(PROMPT): Reproduce every entry exactly and leave its pictures out.

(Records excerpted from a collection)
## start

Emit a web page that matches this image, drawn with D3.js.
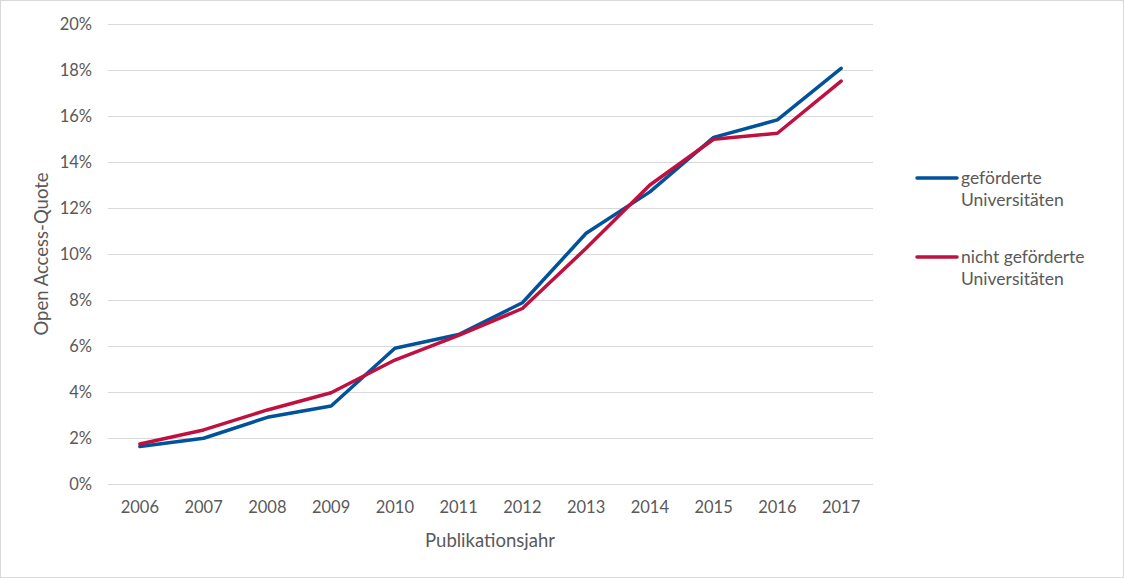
<!DOCTYPE html>
<html>
<head>
<meta charset="utf-8">
<script src="https://cdn.jsdelivr.net/npm/d3@7"></script>
<style>
  body { margin: 0; background: #fff; }
  text { font-family: Lato, "Open Sans", sans-serif; fill: #595959; }
</style>
</head>
<body>
<div id="chart"></div>
<script>
// data
const years = ['2006', '2007', '2008', '2009', '2010', '2011', '2012', '2013', '2014', '2015', '2016', '2017']
const gefoerdert = [1.63, 1.99, 2.9, 3.39, 5.9, 6.5, 7.88, 10.9, 12.7, 15.07, 15.83, 18.07]
const nichtGefoerdert = [1.74, 2.35, 3.22, 3.97, 5.39, 6.46, 7.63, 10.25, 13.0, 14.99, 15.25, 17.52]
const yTicks = [0, 2, 4, 6, 8, 10, 12, 14, 16, 18, 20]

const series = [
  {name: ['geförderte', 'Universitäten'], values: gefoerdert, color: '#00529B'},
  {name: ['nicht geförderte', 'Universitäten'], values: nichtGefoerdert, color: '#C0103F'}
]

const width = 1124
const height = 578
const plot = {left: 108, right: 873, top: 24, bottom: 484}

const svg = d3.select('#chart').append('svg')
  .attr('width', width)
  .attr('height', height)

// outer frame
svg.append('rect')
  .attr('x', 0.5).attr('y', 0.5)
  .attr('width', width - 1).attr('height', height - 1)
  .attr('fill', '#fff')
  .attr('stroke', '#d9d9d9')

const x = d3.scaleBand().domain(years).range([plot.left, plot.right])
const y = d3.scaleLinear().domain([0, 20]).range([plot.bottom, plot.top])

// gridlines
svg.append('g').selectAll('line').data(yTicks).enter().append('line')
  .attr('x1', plot.left).attr('x2', plot.right)
  .attr('y1', d => Math.round(y(d)) + 0.5)
  .attr('y2', d => Math.round(y(d)) + 0.5)
  .attr('stroke', '#d9d9d9')
  .attr('stroke-width', 1)

// y axis labels
const yAxis = d3.axisLeft(y).tickValues(yTicks).tickFormat(d => d + '%').tickSize(0).tickPadding(16)
svg.append('g')
  .attr('transform', `translate(${plot.left},0)`)
  .call(yAxis)
  .call(g => g.select('.domain').remove())
  .selectAll('text')
  .style('font-family', 'Lato, "Open Sans", sans-serif')
  .style('font-size', '16.5px')
  .attr('fill', '#595959')

// x axis labels
const xAxis = d3.axisBottom(x).tickSize(0).tickPadding(17)
svg.append('g')
  .attr('transform', `translate(0,${plot.bottom})`)
  .call(xAxis)
  .call(g => g.select('.domain').remove())
  .selectAll('text')
  .style('font-family', 'Lato, "Open Sans", sans-serif')
  .style('font-size', '16.5px')
  .attr('fill', '#595959')

// axis titles
svg.append('text')
  .attr('transform', `translate(48,${(plot.top + plot.bottom) / 2}) rotate(-90)`)
  .attr('text-anchor', 'middle')
  .style('font-size', '18.5px')
  .text('Open Access-Quote')

svg.append('text')
  .attr('x', 490)
  .attr('y', 547)
  .attr('text-anchor', 'middle')
  .style('font-size', '18.5px')
  .text('Publikationsjahr')

// lines
const line = d3.line()
  .x((d, i) => x(years[i]) + x.bandwidth() / 2)
  .y(d => y(d))

svg.append('g').selectAll('path').data(series).enter().append('path')
  .attr('d', d => line(d.values))
  .attr('fill', 'none')
  .attr('stroke', d => d.color)
  .attr('stroke-width', 3.5)
  .attr('stroke-linejoin', 'round')
  .attr('stroke-linecap', 'round')

// legend
const legend = svg.append('g').selectAll('g').data(series).enter().append('g')
  .attr('transform', (d, i) => `translate(917,${178 + i * 79})`)

legend.append('line')
  .attr('x1', 0).attr('x2', 40)
  .attr('stroke', d => d.color)
  .attr('stroke-width', 3.5)
  .attr('stroke-linecap', 'round')

legend.append('text')
  .style('font-size', '17.5px')
  .selectAll('tspan').data(d => d.name).enter().append('tspan')
  .attr('x', 44)
  .attr('y', (d, i) => 6 + i * 22)
  .text(d => d)
</script>
</body>
</html>
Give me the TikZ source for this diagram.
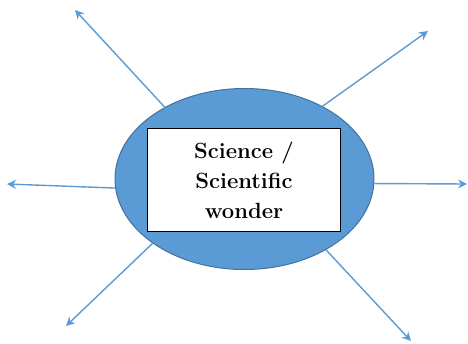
\documentclass[tikz,border=0pt]{standalone}
\usetikzlibrary{shapes.geometric,arrows.meta}
\definecolor{offblue}{HTML}{5B9BD5}
\definecolor{offedge}{HTML}{41719C}
\tikzset{
  blob/.style={ellipse, draw=offedge, line width=1pt, fill=offblue, minimum width=259pt, minimum height=181pt, inner sep=0pt},
  label box/.style={draw=black, line width=1.5pt, fill=white, minimum width=193pt, minimum height=103pt, align=center, inner sep=0pt, font=\bfseries\fontsize{22}{30}\selectfont},
  ray/.style={draw=offblue, line width=1.4pt, -{Stealth[length=9pt,width=9pt,inset=3pt]}}
}
\begin{document}
\begin{tikzpicture}[x=1pt,y=-1pt]
\useasboundingbox (0,0) rectangle (468,343);
\node[blob] (e) at (244.5,179) {};
\node[label box] (b) at (244,180) {Science /\\Scientific\\wonder};
\coordinate (t1) at (75,10);
\coordinate (t2) at (428,31);
\coordinate (t3) at (7,184);
\coordinate (t4) at (467,184);
\coordinate (t5) at (66,326);
\coordinate (t6) at (411,341);
\draw[ray] (e.138) -- (t1);
\draw[ray] (e.43) -- (t2);
\draw[ray] (e.184.5) -- (t3);
\draw[ray] (e.358) -- (t4);
\draw[ray] (e.215.5) -- (t5);
\draw[ray] (e.319) -- (t6);
\end{tikzpicture}
\end{document}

## end

(TASK RESULT):
Emit a web page that matches this image, drawn with D3.js.
<!DOCTYPE html>
<html>
<head>
<meta charset="utf-8">
<script src="https://cdn.jsdelivr.net/npm/d3@7"></script>
<style>
  body { margin: 0; background: #fff; }
  text { font-family: Lato, "Open Sans", sans-serif; fill: #595959; }
</style>
</head>
<body>
<div id="chart"></div>
<script>
// data
const years = ['2006', '2007', '2008', '2009', '2010', '2011', '2012', '2013', '2014', '2015', '2016', '2017']
const gefoerdert = [1.63, 1.99, 2.9, 3.39, 5.9, 6.5, 7.88, 10.9, 12.7, 15.07, 15.83, 18.07]
const nichtGefoerdert = [1.74, 2.35, 3.22, 3.97, 5.39, 6.46, 7.63, 10.25, 13.0, 14.99, 15.25, 17.52]
const yTicks = [0, 2, 4, 6, 8, 10, 12, 14, 16, 18, 20]

const series = [
  {name: ['geförderte', 'Universitäten'], values: gefoerdert, color: '#00529B'},
  {name: ['nicht geförderte', 'Universitäten'], values: nichtGefoerdert, color: '#C0103F'}
]

const width = 1124
const height = 578
const plot = {left: 108, right: 873, top: 24, bottom: 484}

const svg = d3.select('#chart').append('svg')
  .attr('width', width)
  .attr('height', height)

// outer frame
svg.append('rect')
  .attr('x', 0.5).attr('y', 0.5)
  .attr('width', width - 1).attr('height', height - 1)
  .attr('fill', '#fff')
  .attr('stroke', '#d9d9d9')

const x = d3.scaleBand().domain(years).range([plot.left, plot.right])
const y = d3.scaleLinear().domain([0, 20]).range([plot.bottom, plot.top])

// gridlines
svg.append('g').selectAll('line').data(yTicks).enter().append('line')
  .attr('x1', plot.left).attr('x2', plot.right)
  .attr('y1', d => Math.round(y(d)) + 0.5)
  .attr('y2', d => Math.round(y(d)) + 0.5)
  .attr('stroke', '#d9d9d9')
  .attr('stroke-width', 1)

// y axis labels
const yAxis = d3.axisLeft(y).tickValues(yTicks).tickFormat(d => d + '%').tickSize(0).tickPadding(16)
svg.append('g')
  .attr('transform', `translate(${plot.left},0)`)
  .call(yAxis)
  .call(g => g.select('.domain').remove())
  .selectAll('text')
  .style('font-family', 'Lato, "Open Sans", sans-serif')
  .style('font-size', '16.5px')
  .attr('fill', '#595959')

// x axis labels
const xAxis = d3.axisBottom(x).tickSize(0).tickPadding(17)
svg.append('g')
  .attr('transform', `translate(0,${plot.bottom})`)
  .call(xAxis)
  .call(g => g.select('.domain').remove())
  .selectAll('text')
  .style('font-family', 'Lato, "Open Sans", sans-serif')
  .style('font-size', '16.5px')
  .attr('fill', '#595959')

// axis titles
svg.append('text')
  .attr('transform', `translate(48,${(plot.top + plot.bottom) / 2}) rotate(-90)`)
  .attr('text-anchor', 'middle')
  .style('font-size', '18.5px')
  .text('Open Access-Quote')

svg.append('text')
  .attr('x', 490)
  .attr('y', 547)
  .attr('text-anchor', 'middle')
  .style('font-size', '18.5px')
  .text('Publikationsjahr')

// lines
const line = d3.line()
  .x((d, i) => x(years[i]) + x.bandwidth() / 2)
  .y(d => y(d))

svg.append('g').selectAll('path').data(series).enter().append('path')
  .attr('d', d => line(d.values))
  .attr('fill', 'none')
  .attr('stroke', d => d.color)
  .attr('stroke-width', 3.5)
  .attr('stroke-linejoin', 'round')
  .attr('stroke-linecap', 'round')

// legend
const legend = svg.append('g').selectAll('g').data(series).enter().append('g')
  .attr('transform', (d, i) => `translate(917,${178 + i * 79})`)

legend.append('line')
  .attr('x1', 0).attr('x2', 40)
  .attr('stroke', d => d.color)
  .attr('stroke-width', 3.5)
  .attr('stroke-linecap', 'round')

legend.append('text')
  .style('font-size', '17.5px')
  .selectAll('tspan').data(d => d.name).enter().append('tspan')
  .attr('x', 44)
  .attr('y', (d, i) => 6 + i * 22)
  .text(d => d)
</script>
</body>
</html>
Give me the TikZ source for this diagram.
\documentclass[tikz,border=0pt]{standalone}
\usetikzlibrary{shapes.geometric,arrows.meta}
\definecolor{offblue}{HTML}{5B9BD5}
\definecolor{offedge}{HTML}{41719C}
\tikzset{
  blob/.style={ellipse, draw=offedge, line width=1pt, fill=offblue, minimum width=259pt, minimum height=181pt, inner sep=0pt},
  label box/.style={draw=black, line width=1.5pt, fill=white, minimum width=193pt, minimum height=103pt, align=center, inner sep=0pt, font=\bfseries\fontsize{22}{30}\selectfont},
  ray/.style={draw=offblue, line width=1.4pt, -{Stealth[length=9pt,width=9pt,inset=3pt]}}
}
\begin{document}
\begin{tikzpicture}[x=1pt,y=-1pt]
\useasboundingbox (0,0) rectangle (468,343);
\node[blob] (e) at (244.5,179) {};
\node[label box] (b) at (244,180) {Science /\\Scientific\\wonder};
\coordinate (t1) at (75,10);
\coordinate (t2) at (428,31);
\coordinate (t3) at (7,184);
\coordinate (t4) at (467,184);
\coordinate (t5) at (66,326);
\coordinate (t6) at (411,341);
\draw[ray] (e.138) -- (t1);
\draw[ray] (e.43) -- (t2);
\draw[ray] (e.184.5) -- (t3);
\draw[ray] (e.358) -- (t4);
\draw[ray] (e.215.5) -- (t5);
\draw[ray] (e.319) -- (t6);
\end{tikzpicture}
\end{document}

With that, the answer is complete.